Raylan questions Caryn about the events and one of his comments throws way his suspicions, forcing Caryn and Greg to act quickly and decide to kill David to hide their tracks. David arrives at the house and is knocked unconscious by Greg. When Greg hesitates to pull the trigger, Caryn reminds them of their plan and accidentally confesses to Carnes's murder. Greg is revealed to be working with the deputies and both are arrested. Raylan finds that the gallery owner Karl Hanselman (Robert Picardo) buys and burns Hitler's paintings as a result of his father's association with him. Raylan later meets Winona at her house, where he questions the reason behind their divorce. Winona simply states feeling a connection with Gary at the time due to Raylan's job. Raylan then says that he didn't find anything suspicious with Gary's colleagues. The episode ends with Raylan paying another visit to Boyd, telling him to forget about Arlo.

==Reception==
===Viewers===
In its original American broadcast, "The Collection" was seen by an estimated 2.06 million household viewers and gained a 0.8/2 ratings share among adults aged 18–49, according to Nielsen Media Research. This means that 0.8 percent of all households with televisions watched the episode, while 2 percent of all households watching television at that time watched it. This was a 15% decrease in viewership from the previous episode, which was watched by 2.41 million viewers with a 0.9/3 in the 18-49 demographics.

===Critical reviews===
"The Collection" received positive reviews from critics. Seth Amitin of IGN gave the episode a "good" 7.9 out of 10 rating and wrote, "The stuff Justified has built up looks good. Really good. I'm looking forward to it. The episodic plots are entertaining at least, much like this one was, and part of the problem of beginning a new show is not having the built in story that later seasons get. Justified has shown itself to be interesting enough that we can all wait a while on this."

Alan Sepinwall of The Star-Ledger wrote, "So Boyd's back, Winona needs Raylan's help, Raylan's in all kinds of trouble at work, and Ava has no interest in running away from Bo Crowder.

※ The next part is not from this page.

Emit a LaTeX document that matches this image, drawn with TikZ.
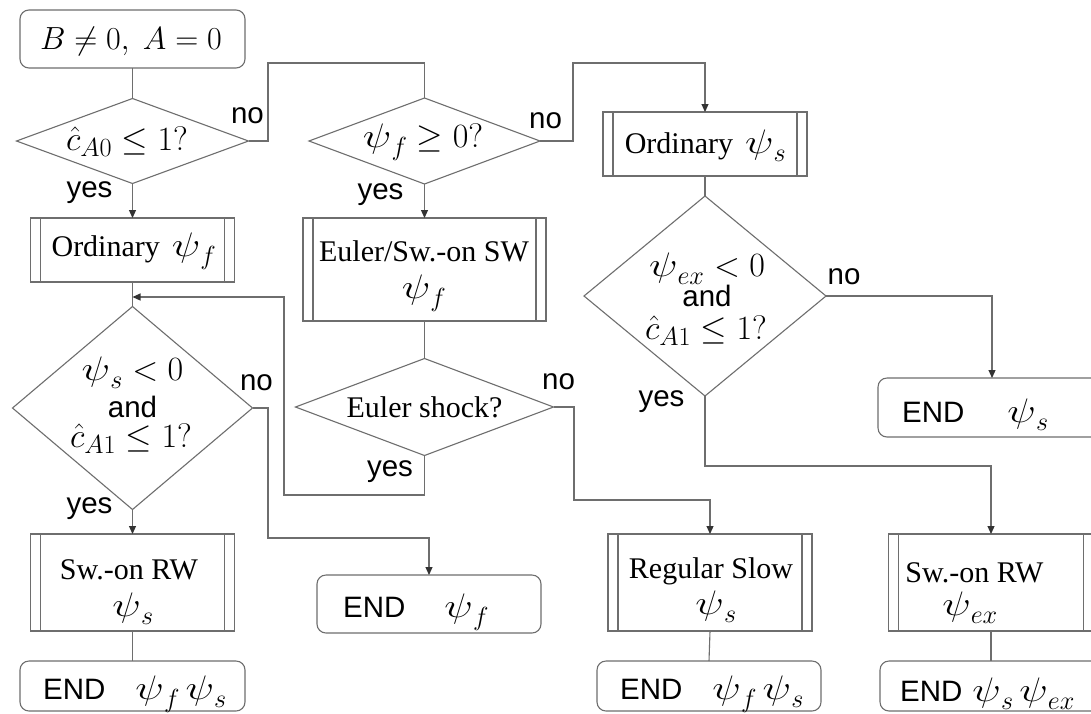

With this many plates spinning, the show is clearly embracing its serialized qualities. Ultimately, that's a good thing."

Scott Tobias of The A.V. Club gave the episode a "B" grade and wrote, "All these ongoing subplots will surely pay off further down the line, but it was mainly a case of the writers keeping all the balls in the air. Bo's release from jail, Vasquez's prodding into Raylan's affairs, Winona's sleazy husband, Boyd's no-doubt diabolical intentions — these are developments that are intriguing enough for now, but are only just gathering steam for later in the season. That means the strength of an episode like 'The Collection' lies mainly in how well the A-plot is handled. And to that end, I'd say good not great."

Luke Dwyer of TV Fanatic gave the episode a 3.5 star rating out of 5 and wrote, "Certainly the ending to last night's Justified episode, 'The Collection' means that the show is building up to some sort of larger story, right? Perhaps a dramatic season finale that wraps up the five minutes dedicated out of every episode to multi-episode stories and characters? This isn't a complaint, just something I'm curious about. In fact, because this is the first season of Justified part of the fun has been figuring out how the show is going to progress."